SET TASK: Bring together all lines of the material below that contain the string "this".

(Items from a data source)
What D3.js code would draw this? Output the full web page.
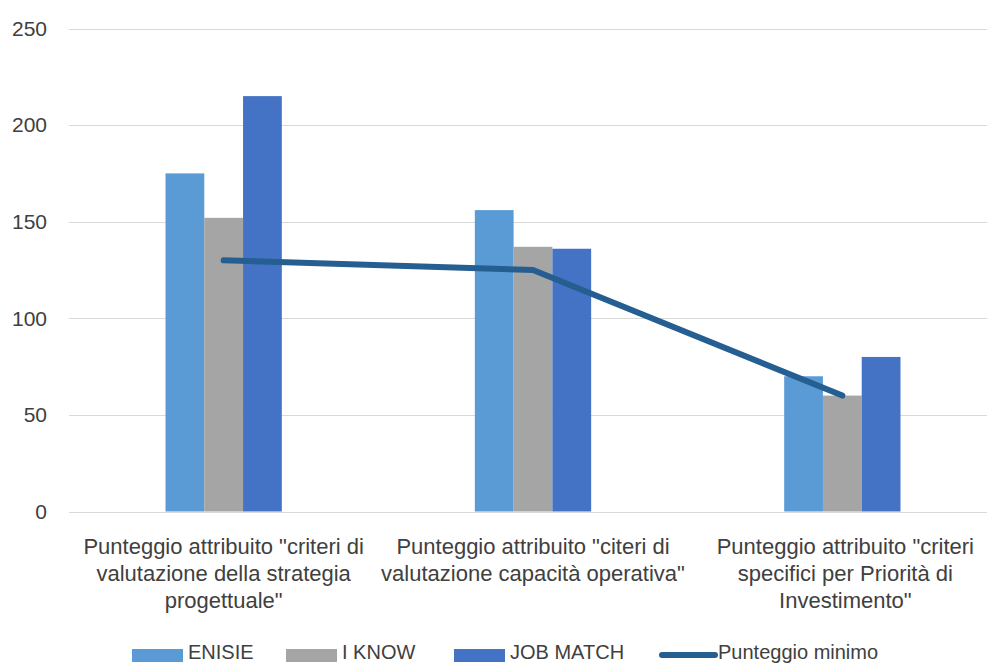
<!DOCTYPE html>
<html>
<head>
<meta charset="utf-8">
<script src="https://cdn.jsdelivr.net/npm/d3@7"></script>
<style>
  html, body { margin: 0; padding: 0; background: #fff; }
  svg { display: block; }
  text { font-family: "Liberation Sans", Arial, sans-serif; fill: #404040; }
</style>
</head>
<body>
<svg id="chart" width="987" height="664"></svg>
<script>
// Categories (each label split into its display lines)
const categories = [
  ["Punteggio attribuito \"criteri di", "valutazione della strategia", "progettuale\""],
  ["Punteggio attribuito \"citeri di", "valutazione capacità operativa\""],
  ["Punteggio attribuito \"criteri", "specifici per Priorità di", "Investimento\""]
];
const seriesNames = ["ENISIE", "I KNOW", "JOB MATCH"];
const enisie   = [175, 156, 70];
const iknow    = [152, 137, 60];
const jobMatch = [215, 136, 80];
const minimumName = "Punteggio minimo";
const minimum  = [130, 125, 60];
const yTicks   = [0, 50, 100, 150, 200, 250];

const colors = { "ENISIE": "#5B9BD5", "I KNOW": "#A5A5A5", "JOB MATCH": "#4472C4" };
const lineColor = "#255E91";

const seriesValues = [enisie, iknow, jobMatch];
const catKeys = categories.map((c, i) => "c" + i);

const svg = d3.select("#chart");
const plotLeft = 69, plotRight = 997, plotTop = 28.5, plotBottom = 511.5;

const y = d3.scaleLinear().domain([0, 250]).range([plotBottom, plotTop]);
const x0 = d3.scaleBand().domain(catKeys).range([plotLeft, plotRight]).paddingInner(0).paddingOuter(0);
const groupW = x0.bandwidth() * 0.376;
const x1 = d3.scaleBand().domain(seriesNames)
  .range([(x0.bandwidth() - groupW) / 2, (x0.bandwidth() + groupW) / 2]);

// Horizontal gridlines
svg.append("g").selectAll("line").data(yTicks).join("line")
  .attr("x1", plotLeft).attr("x2", 987)
  .attr("y1", d => Math.round(y(d)) + 0.5).attr("y2", d => Math.round(y(d)) + 0.5)
  .attr("stroke", "#D9D9D9").attr("stroke-width", 1);

// Y axis labels
const yAxis = d3.axisLeft(y).tickValues(yTicks).tickSize(0).tickPadding(0);
const gy = svg.append("g").attr("transform", `translate(47,0)`).call(yAxis);
gy.select(".domain").remove();
gy.selectAll("text").style("font-size", "21px").attr("fill", "#404040")
  .style("font-family", "\"Liberation Sans\", Arial, sans-serif");

// Bars
const groups = svg.append("g").selectAll("g").data(catKeys).join("g")
  .attr("transform", d => `translate(${x0(d)},0)`);
groups.selectAll("rect")
  .data((d, i) => seriesNames.map((s, j) => ({ s, v: seriesValues[j][i] })))
  .join("rect")
  .attr("x", d => x1(d.s))
  .attr("width", x1.bandwidth())
  .attr("y", d => y(d.v))
  .attr("height", d => y(0) - y(d.v))
  .attr("fill", d => colors[d.s]);

// Minimum score line
const line = d3.line()
  .x((d, i) => x0(catKeys[i]) + x0.bandwidth() / 2)
  .y(d => y(d));
svg.append("path").datum(minimum)
  .attr("d", line)
  .attr("fill", "none")
  .attr("stroke", lineColor)
  .attr("stroke-width", 6)
  .attr("stroke-linecap", "round")
  .attr("stroke-linejoin", "round");

// Category labels
const labelG = svg.append("g");
categories.forEach((lines, i) => {
  const cx = x0(catKeys[i]) + x0.bandwidth() / 2 + (i === 2 ? 3 : 0);
  const t = labelG.append("text")
    .attr("x", cx)
    .attr("text-anchor", "middle")
    .style("font-size", "22px");
  lines.forEach((ln, k) => {
    t.append("tspan").attr("x", cx).attr("y", 554 + k * 27).text(ln);
  });
});

// Legend
const legendItems = [
  { name: seriesNames[0], type: "rect", x: 132 },
  { name: seriesNames[1], type: "rect", x: 286 },
  { name: seriesNames[2], type: "rect", x: 454 },
  { name: minimumName, type: "line", x: 662 }
];
const lg = svg.append("g");
legendItems.forEach(it => {
  if (it.type === "rect") {
    lg.append("rect").attr("x", it.x).attr("y", 649).attr("width", 51).attr("height", 13)
      .attr("fill", colors[it.name]);
  } else {
    lg.append("line").attr("x1", it.x).attr("x2", it.x + 53).attr("y1", 655).attr("y2", 655)
      .attr("stroke", lineColor).attr("stroke-width", 6).attr("stroke-linecap", "round");
  }
  lg.append("text").attr("x", it.x + 56).attr("y", 659).style("font-size", "20px").text(it.name);
});
</script>
</body>
</html>
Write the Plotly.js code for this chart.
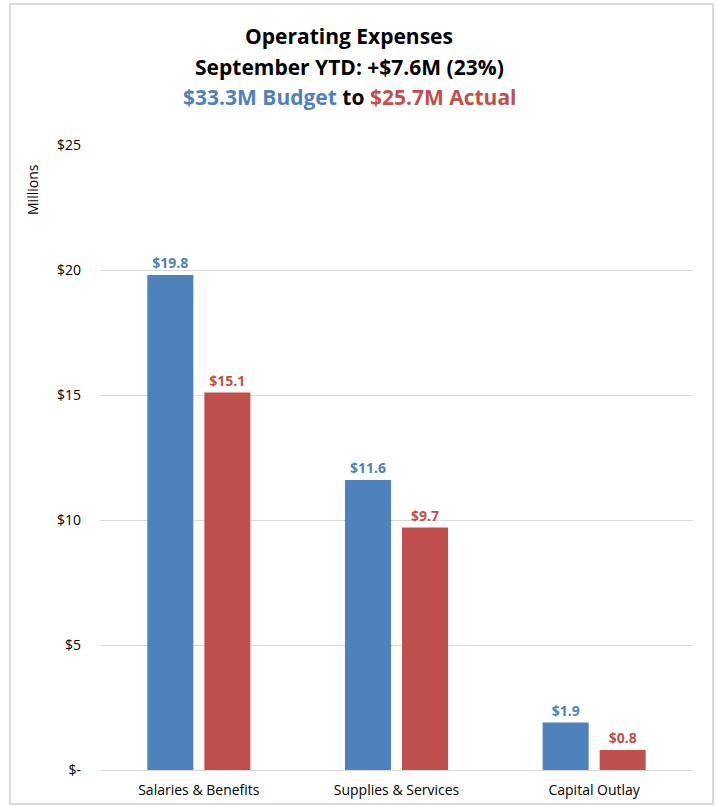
<!DOCTYPE html>
<html>
<head>
<meta charset="utf-8">
<script src="https://cdn.plot.ly/plotly-3.0.1.min.js"></script>
<style>
  html, body { margin: 0; padding: 0; background: #fff; }
  #chart { width: 718px; height: 806px; }
</style>
</head>
<body>
<div id="chart"></div>
<script>
const categories = ['Salaries & Benefits', 'Supplies & Services', 'Capital Outlay'];
const budget = [19.8, 11.6, 1.9];
const actual = [15.1, 9.7, 0.8];
const tickVals = [0, 5, 10, 15, 20, 25];
const tickText = ['$-', '$5', '$10', '$15', '$20', '$25'];
const titleLines = [
    'Operating Expenses',
    'September YTD: +$7.6M (23%)',
    '<span style="color:#4F81BD">$33.3M Budget</span> to <span style="color:#C0504D">$25.7M Actual</span>'
];

const blue = '#4F81BD';
const red = '#C0504D';
const font = 'Open Sans, Liberation Sans, sans-serif';

const money = v => '$' + v.toFixed(1);

// plot area in pixels: x 100..693, y 145..770
const px = x => (x - 100) / 593;
const py = y => (770 - y) / 625;

const budgetTrace = {
    x: categories,
    y: budget,
    type: 'bar',
    name: 'Budget',
    marker: { color: blue },
    text: budget.map(money),
    textposition: 'outside',
    textfont: { family: font, size: 14, color: blue, weight: 'bold' },
    cliponaxis: false,
    hoverinfo: 'skip'
};

const actualTrace = {
    x: categories,
    y: actual,
    type: 'bar',
    name: 'Actual',
    marker: { color: red },
    text: actual.map(money),
    textposition: 'outside',
    textfont: { family: font, size: 14, color: red, weight: 'bold' },
    cliponaxis: false,
    hoverinfo: 'skip'
};

const titleAnnotations = titleLines.map((t, i) => ({
    text: t,
    xref: 'paper',
    yref: 'paper',
    x: px(349),
    y: py(36 + i * 30.5),
    xanchor: 'center',
    yanchor: 'middle',
    showarrow: false,
    font: { family: font, size: 21, color: '#000', weight: 'bold' }
}));

const layout = {
    width: 718,
    height: 806,
    margin: { l: 100, r: 25, t: 145, b: 36 },
    paper_bgcolor: '#fff',
    plot_bgcolor: '#fff',
    showlegend: false,
    barmode: 'group',
    bargap: 0.423,
    bargroupgap: 0.193,
    font: { family: font, color: '#000' },
    xaxis: {
        showgrid: false,
        showline: false,
        ticks: '',
        ticklabelstandoff: 10,
        tickfont: { family: font, size: 14, color: '#000' }
    },
    yaxis: {
        range: [0, 25],
        tickvals: tickVals,
        ticktext: tickText,
        showgrid: true,
        gridcolor: '#d9d9d9',
        gridwidth: 1,
        zeroline: true,
        zerolinecolor: '#d9d9d9',
        zerolinewidth: 1,
        showline: false,
        ticks: '',
        ticklabelstandoff: 18,
        tickfont: { family: font, size: 14, color: '#000' }
    },
    annotations: titleAnnotations.concat([{
        text: 'Millions',
        textangle: -90,
        xref: 'paper',
        yref: 'paper',
        x: px(33),
        y: py(190),
        xanchor: 'center',
        yanchor: 'middle',
        showarrow: false,
        font: { family: font, size: 14, color: '#000' }
    }]),
    shapes: [{
        type: 'rect',
        xref: 'paper',
        yref: 'paper',
        x0: px(10),
        x1: px(713),
        y0: py(804),
        y1: py(4),
        line: { color: '#d9d9d9', width: 2 },
        fillcolor: 'rgba(0,0,0,0)',
        layer: 'below'
    }]
};

Plotly.newPlot('chart', [budgetTrace, actualTrace], layout, { displayModeBar: false, staticPlot: true });
</script>
</body>
</html>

TASK RESPONSE:
What D3.js code would draw this? Output the full web page.
Write the Plotly.js code for this chart.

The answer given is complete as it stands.